What Role Will You Play?
This was the crucial question at last weekend’s Teach For America’s 20th Anniversary Summit. 11,000 people with the same agenda in one room—past, current, and future leaders in urban and rural classrooms now in advocacy roles infiltrating the leadership and ideology of every possible profession from teaching to leading the IRS!
The panels were electrifying with discussions on poverty, change as revolution, movements, turnarounds, and, most importantly, how to move forward given what has been learned in the past 20 years about changing the life trajectories of children born into the “wrong” zip code. This fight to change lives through equal opportunity in education is a war that will not be won in a few years. Whitney Tilson, urgent school reform advocate, said this is a “Journey of a 1000 miles and we are only a short way into it.”
Joel Klein, former chancellor of NYC Schools, said that he guarantees that if he told any parent their only choice was to attend the public school in their district they’d become a revolutionary. Why advocate? Why tell stories of students’ lives, why spread the statistics of failure? Because it is the right thing to do. Right here in Delaware, only 1/3 of our public school students meet national standards as proficient in 4th and 8th grade reading and math.
What educator, parent, teacher, union leader, republican, democrat, etc., could argue that this is just fine? It is not. There is too much evidence now to allow ignorance, too much urgency to allow apathy.

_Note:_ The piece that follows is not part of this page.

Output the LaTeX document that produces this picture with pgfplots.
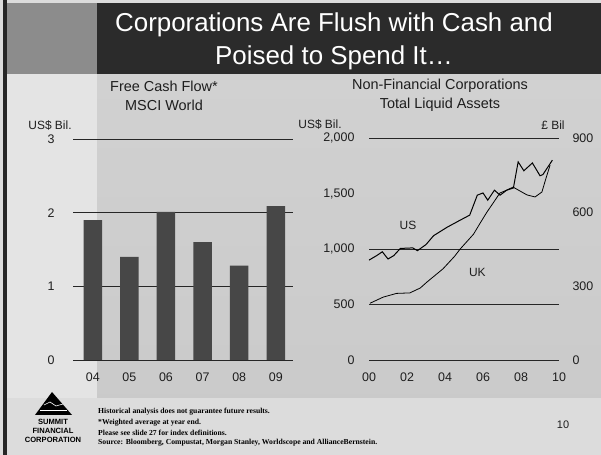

Delaware has a unique shot at being the nation’s example of what an effective school system looks like. We are a state of strong leaders and visible networks of unusually accessible people. We need to create our own groundswell of advocates—parents who want more for their children, children who want more from their schools.
I went to the summit as full-time believer, part-time advocate for education reform. I left with the conviction that I will commit a career to advancing this fundamental right.
Laurisa Schutt is a member of the Rodel Advisory Council.